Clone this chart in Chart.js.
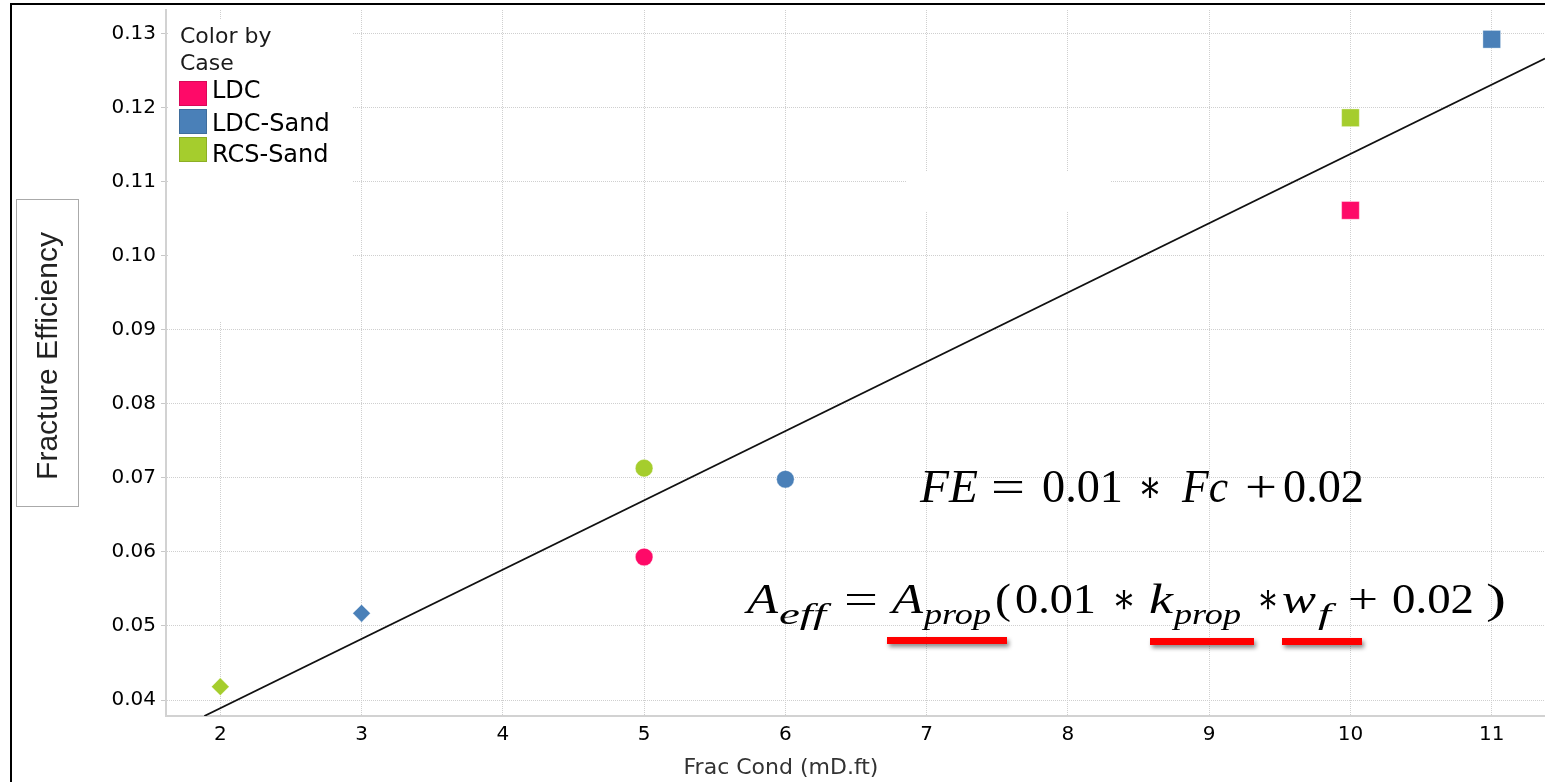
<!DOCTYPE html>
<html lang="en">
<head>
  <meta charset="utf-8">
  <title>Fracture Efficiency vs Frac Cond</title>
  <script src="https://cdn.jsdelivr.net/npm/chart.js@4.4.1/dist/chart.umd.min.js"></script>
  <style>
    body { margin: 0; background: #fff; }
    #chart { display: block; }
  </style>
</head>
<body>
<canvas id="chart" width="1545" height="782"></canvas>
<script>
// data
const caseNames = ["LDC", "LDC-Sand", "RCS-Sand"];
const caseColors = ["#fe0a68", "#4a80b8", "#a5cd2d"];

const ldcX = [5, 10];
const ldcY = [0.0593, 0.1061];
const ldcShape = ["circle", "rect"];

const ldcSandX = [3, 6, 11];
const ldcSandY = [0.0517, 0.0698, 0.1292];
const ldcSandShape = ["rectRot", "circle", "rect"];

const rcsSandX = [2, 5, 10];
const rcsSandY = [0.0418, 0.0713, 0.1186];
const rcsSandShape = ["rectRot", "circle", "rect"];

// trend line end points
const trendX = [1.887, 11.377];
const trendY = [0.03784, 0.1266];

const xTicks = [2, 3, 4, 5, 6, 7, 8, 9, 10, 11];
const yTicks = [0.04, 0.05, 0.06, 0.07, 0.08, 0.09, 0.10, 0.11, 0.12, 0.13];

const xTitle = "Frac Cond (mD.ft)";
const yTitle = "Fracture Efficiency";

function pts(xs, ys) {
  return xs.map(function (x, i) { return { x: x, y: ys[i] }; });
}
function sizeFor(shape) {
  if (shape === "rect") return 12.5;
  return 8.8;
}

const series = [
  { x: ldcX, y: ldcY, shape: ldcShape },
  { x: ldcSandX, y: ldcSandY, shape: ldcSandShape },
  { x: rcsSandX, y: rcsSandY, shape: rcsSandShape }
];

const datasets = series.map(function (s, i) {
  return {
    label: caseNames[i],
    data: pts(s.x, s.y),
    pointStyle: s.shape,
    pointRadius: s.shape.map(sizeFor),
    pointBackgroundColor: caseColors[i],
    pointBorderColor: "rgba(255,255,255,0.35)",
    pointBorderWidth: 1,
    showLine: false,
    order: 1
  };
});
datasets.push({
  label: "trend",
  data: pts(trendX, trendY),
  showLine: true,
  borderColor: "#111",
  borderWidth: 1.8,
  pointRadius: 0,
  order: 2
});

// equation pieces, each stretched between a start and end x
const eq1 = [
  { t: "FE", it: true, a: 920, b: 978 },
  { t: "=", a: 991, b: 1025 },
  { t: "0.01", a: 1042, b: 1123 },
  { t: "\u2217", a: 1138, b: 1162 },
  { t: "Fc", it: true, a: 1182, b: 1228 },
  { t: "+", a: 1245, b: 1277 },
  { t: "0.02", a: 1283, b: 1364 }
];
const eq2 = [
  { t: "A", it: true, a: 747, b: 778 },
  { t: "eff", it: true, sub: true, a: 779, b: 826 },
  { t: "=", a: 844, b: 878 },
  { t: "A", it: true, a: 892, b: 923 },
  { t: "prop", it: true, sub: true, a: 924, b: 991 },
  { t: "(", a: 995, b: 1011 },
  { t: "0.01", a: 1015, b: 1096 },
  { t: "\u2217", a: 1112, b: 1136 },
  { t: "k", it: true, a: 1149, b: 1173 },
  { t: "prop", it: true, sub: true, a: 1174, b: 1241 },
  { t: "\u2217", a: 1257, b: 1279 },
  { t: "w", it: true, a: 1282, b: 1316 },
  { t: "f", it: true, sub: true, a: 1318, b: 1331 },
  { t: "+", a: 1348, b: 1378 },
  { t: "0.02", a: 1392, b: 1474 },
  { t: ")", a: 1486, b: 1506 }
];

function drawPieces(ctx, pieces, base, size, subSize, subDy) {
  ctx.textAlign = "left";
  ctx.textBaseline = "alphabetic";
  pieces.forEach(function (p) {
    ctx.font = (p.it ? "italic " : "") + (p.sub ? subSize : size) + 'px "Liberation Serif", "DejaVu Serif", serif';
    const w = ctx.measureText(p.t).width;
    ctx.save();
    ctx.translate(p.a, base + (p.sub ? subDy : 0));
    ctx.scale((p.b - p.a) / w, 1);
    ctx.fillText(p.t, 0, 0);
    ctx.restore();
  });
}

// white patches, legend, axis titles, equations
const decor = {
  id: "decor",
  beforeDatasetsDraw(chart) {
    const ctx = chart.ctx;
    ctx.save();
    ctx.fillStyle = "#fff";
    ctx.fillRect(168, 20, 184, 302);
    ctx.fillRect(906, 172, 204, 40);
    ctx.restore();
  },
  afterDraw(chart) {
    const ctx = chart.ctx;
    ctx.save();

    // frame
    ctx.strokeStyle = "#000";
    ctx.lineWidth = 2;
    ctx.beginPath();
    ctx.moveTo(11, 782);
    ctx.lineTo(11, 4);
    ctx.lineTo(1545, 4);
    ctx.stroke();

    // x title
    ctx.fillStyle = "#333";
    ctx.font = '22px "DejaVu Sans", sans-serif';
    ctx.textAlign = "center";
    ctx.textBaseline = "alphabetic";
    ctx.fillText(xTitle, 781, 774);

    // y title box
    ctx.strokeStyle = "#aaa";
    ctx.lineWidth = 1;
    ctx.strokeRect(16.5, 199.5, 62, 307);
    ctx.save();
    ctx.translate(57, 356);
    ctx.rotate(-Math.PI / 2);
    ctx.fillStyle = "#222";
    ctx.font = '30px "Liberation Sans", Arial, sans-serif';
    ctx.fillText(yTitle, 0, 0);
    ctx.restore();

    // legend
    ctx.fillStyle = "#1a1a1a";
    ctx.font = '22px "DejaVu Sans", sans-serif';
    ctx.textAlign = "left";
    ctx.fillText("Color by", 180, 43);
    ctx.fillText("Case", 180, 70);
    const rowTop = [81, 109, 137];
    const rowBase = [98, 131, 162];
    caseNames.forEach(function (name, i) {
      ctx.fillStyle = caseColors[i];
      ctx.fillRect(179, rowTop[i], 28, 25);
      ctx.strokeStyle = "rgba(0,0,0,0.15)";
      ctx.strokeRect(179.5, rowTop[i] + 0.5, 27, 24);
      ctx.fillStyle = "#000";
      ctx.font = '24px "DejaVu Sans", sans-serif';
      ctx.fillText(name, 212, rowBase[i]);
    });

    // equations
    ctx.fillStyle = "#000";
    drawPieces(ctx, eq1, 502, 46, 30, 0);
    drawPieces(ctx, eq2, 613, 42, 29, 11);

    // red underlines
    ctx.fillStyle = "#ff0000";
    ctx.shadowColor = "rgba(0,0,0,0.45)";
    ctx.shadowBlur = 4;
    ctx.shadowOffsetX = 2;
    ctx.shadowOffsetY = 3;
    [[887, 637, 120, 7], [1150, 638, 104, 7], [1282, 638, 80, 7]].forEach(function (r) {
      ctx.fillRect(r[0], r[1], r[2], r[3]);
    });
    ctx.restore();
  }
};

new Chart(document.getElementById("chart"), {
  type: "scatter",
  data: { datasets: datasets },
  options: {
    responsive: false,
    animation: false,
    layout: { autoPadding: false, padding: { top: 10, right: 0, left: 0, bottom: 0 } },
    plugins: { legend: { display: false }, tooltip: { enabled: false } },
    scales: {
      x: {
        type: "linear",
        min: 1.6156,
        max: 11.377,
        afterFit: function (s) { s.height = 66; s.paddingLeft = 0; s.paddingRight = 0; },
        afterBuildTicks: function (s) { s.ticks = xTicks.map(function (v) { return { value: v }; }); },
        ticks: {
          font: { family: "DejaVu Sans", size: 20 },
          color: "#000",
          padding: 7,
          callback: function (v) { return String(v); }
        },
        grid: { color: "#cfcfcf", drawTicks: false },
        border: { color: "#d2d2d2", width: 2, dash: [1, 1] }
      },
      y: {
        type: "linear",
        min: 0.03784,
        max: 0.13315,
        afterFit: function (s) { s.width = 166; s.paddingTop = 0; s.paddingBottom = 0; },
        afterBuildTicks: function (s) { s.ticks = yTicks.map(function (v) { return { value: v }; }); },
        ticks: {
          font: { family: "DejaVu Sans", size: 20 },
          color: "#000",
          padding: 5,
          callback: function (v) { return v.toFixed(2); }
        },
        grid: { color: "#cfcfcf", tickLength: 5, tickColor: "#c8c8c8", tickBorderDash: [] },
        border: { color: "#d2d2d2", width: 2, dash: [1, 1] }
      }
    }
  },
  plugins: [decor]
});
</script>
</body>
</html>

************

Extract the lines exactly, please: the first line of the listing, the line with "0.11, 0.12, 0.13];", and every line between them, but no pictures.

Clone this chart in Chart.js.
<!DOCTYPE html>
<html lang="en">
<head>
  <meta charset="utf-8">
  <title>Fracture Efficiency vs Frac Cond</title>
  <script src="https://cdn.jsdelivr.net/npm/chart.js@4.4.1/dist/chart.umd.min.js"></script>
  <style>
    body { margin: 0; background: #fff; }
    #chart { display: block; }
  </style>
</head>
<body>
<canvas id="chart" width="1545" height="782"></canvas>
<script>
// data
const caseNames = ["LDC", "LDC-Sand", "RCS-Sand"];
const caseColors = ["#fe0a68", "#4a80b8", "#a5cd2d"];

const ldcX = [5, 10];
const ldcY = [0.0593, 0.1061];
const ldcShape = ["circle", "rect"];

const ldcSandX = [3, 6, 11];
const ldcSandY = [0.0517, 0.0698, 0.1292];
const ldcSandShape = ["rectRot", "circle", "rect"];

const rcsSandX = [2, 5, 10];
const rcsSandY = [0.0418, 0.0713, 0.1186];
const rcsSandShape = ["rectRot", "circle", "rect"];

// trend line end points
const trendX = [1.887, 11.377];
const trendY = [0.03784, 0.1266];

const xTicks = [2, 3, 4, 5, 6, 7, 8, 9, 10, 11];
const yTicks = [0.04, 0.05, 0.06, 0.07, 0.08, 0.09, 0.10, 0.11, 0.12, 0.13];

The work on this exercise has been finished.